For smaller stocks (those in NYSE), things are slightly better, but the same indicator is again in a down slope:

We can attribute this to growth to value rotation again. But at these low levels, stock indexes with new record highs are sitting on a shaky ground. 

As always, we remain cautious and advocate the following practice:

  • For strategic allocation (buy and hold) investors, ignore the current market behavior. Remember, as what we have emphasized numerous times, when you choose and commit to a strategic portfolio, you essentially know and commit that your investment horizon (or the time you need to utilize this capital) is 20 years or longer. As we pointed out, if your investments are those diversified (index) funds such as an S&P 500 index fund (VFINX, for example), you know your money is in some solid ‘business’ that eventually (20 years later) will deliver some reasonable returns. As long as you are comfortable with this thesis, you should sit tight and forget about the current gyration.
  • For tactical investors, again, you have to ignore the current market noise. Furthermore, you should follow your strategy rigorously, especially in a time like this. Human emotion, both optimistic and pessimistic, and human desire, both greedy and fearful, are your worst enemies. This has been shown to be true time and time again.

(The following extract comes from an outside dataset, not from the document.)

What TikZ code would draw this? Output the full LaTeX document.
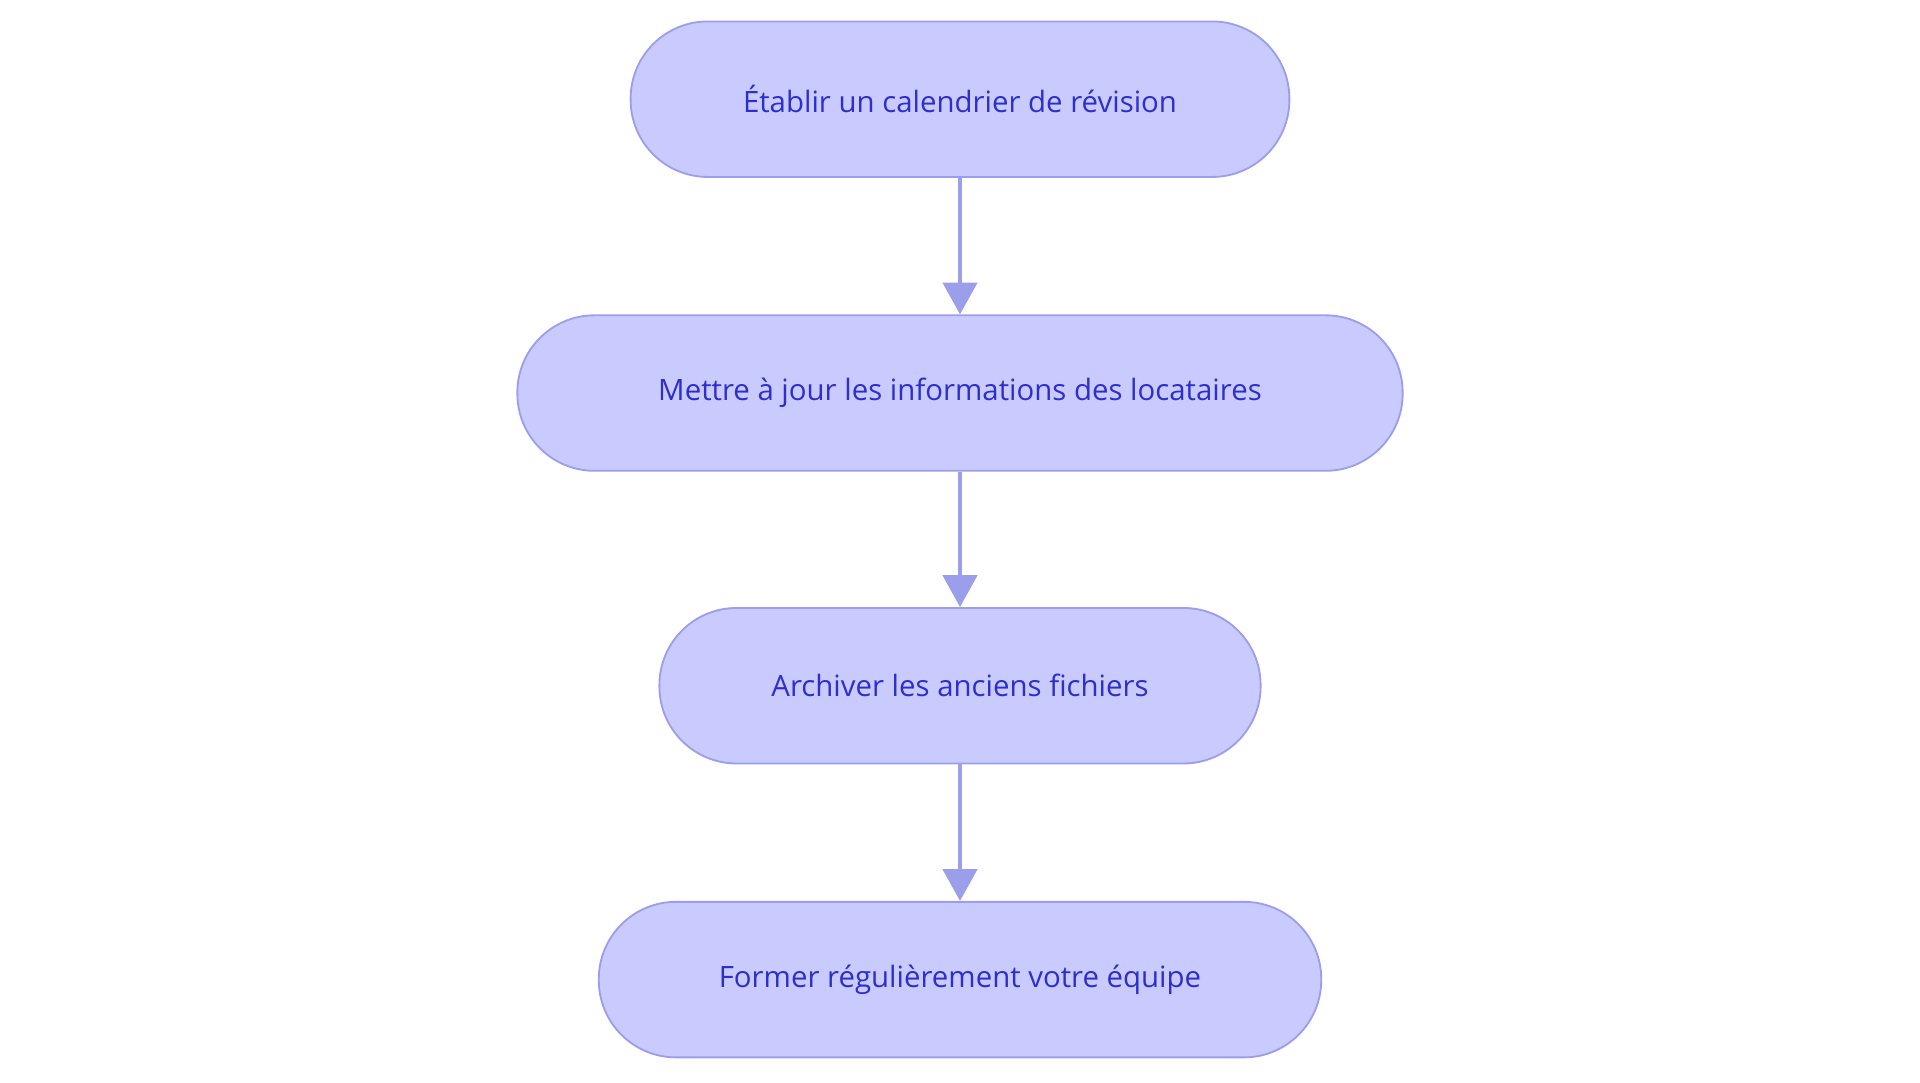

Stock valuation is still extremely high by historical standard. For the moment, we believe it’s prudent to be cautious while riding on market uptrend. However how serious a correction might be, we have confidence in the US economy in the long term and thus in the stocks in aggregate. We just need to manage through interim losses carefully.  

We again would like to emphasize that for any new investor and new money, the best way to step into this kind of markets is through dollar cost average (DCA), i.e. invest and/or follow a model portfolio in several phases (such as 2 or 3 months) instead of the whole sum at one shot.